Sitting on the majestic Macquarie River about 40 kilometres west of Dubbo in country New South Wales, this community proudly declares itself the ‘Town of Champions’ as it revels in the fact that a number of Australian sporting legends, including fast bowler Glenn McGrath, sprinter Melinda Gainsford-Taylor, and rugby league hard man, David Gillespie, were all born here.

While this is fairly remarkable, especially given that the population is just 3,500, there’s an awful lot more to this town at the junction of the Mitchell and Newell Highways than its rich sporting heritage.

It really came into its own when the railway arrived in 1882, and a school, a police station, and a courthouse soon followed. And then, of course, there were the pubs. The Royal Hotel was built in 1890, the Courthouse Hotel in 1899, and the Narromine Hotel with its superb ironwork was built as the Federal Hotel in 1901. The Royal Hotel was an actually an old Cobb & Co stopping point and the trailblazing history of the iconic old coaching company is recognised at several other spots in town as part of the Cobb & Co Heritage Trail.

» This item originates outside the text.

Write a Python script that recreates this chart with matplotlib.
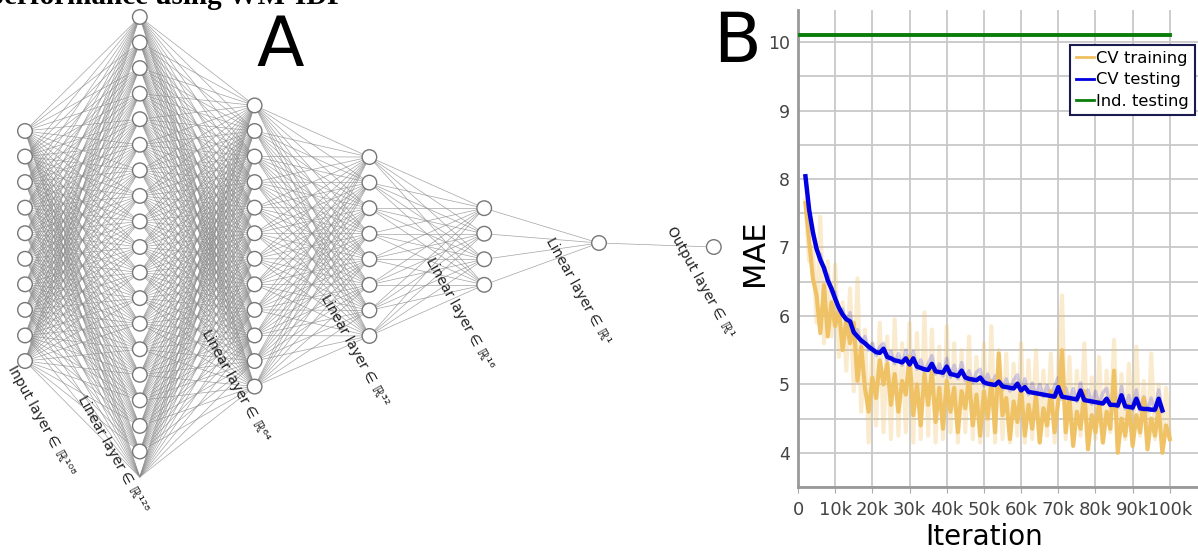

For all its historical points of interest, today’s Narromine now boasts all the facilities a modern traveller could wish for. The Narromine Tourist Park offers a peaceful place to stay away from highway noise, and the town boasts a full range of services, shops and eateries.

The highlight for many visitors to the area is a trip to the Narromine Aerodrome, Skypark and Aviation Museum a few kilometres west of town. The aerodrome, built after World War I, is home to the oldest country aero club in Australia, and more than 2,000 pilots were trained here during World War II.

A great place for visitors to relax is at Rotary Park on the banks of the Macquarie River while, just outside of town, other top spots like Australia’s largest lime orchard, the Lime Grove; the Narromine Iris Farm; the Andonbel Alpaca Farm; and the small communities of Trangie and Tomingley, are well worth a trip. Trangie’s historic pubs and Tomingley’s old gold mine are particular highlights.

The 42,000-hectare Goobang National Park is only about 100 kilometres from Narromine, via Tomingley, and it boasts superb views across the Hervey Ranges, as well as some great bushwalks and stunning scenery.

Wow! With so much history and so much character, it’s amazing that Banjo Paterson never wrote about this place. Oh hang on, he did!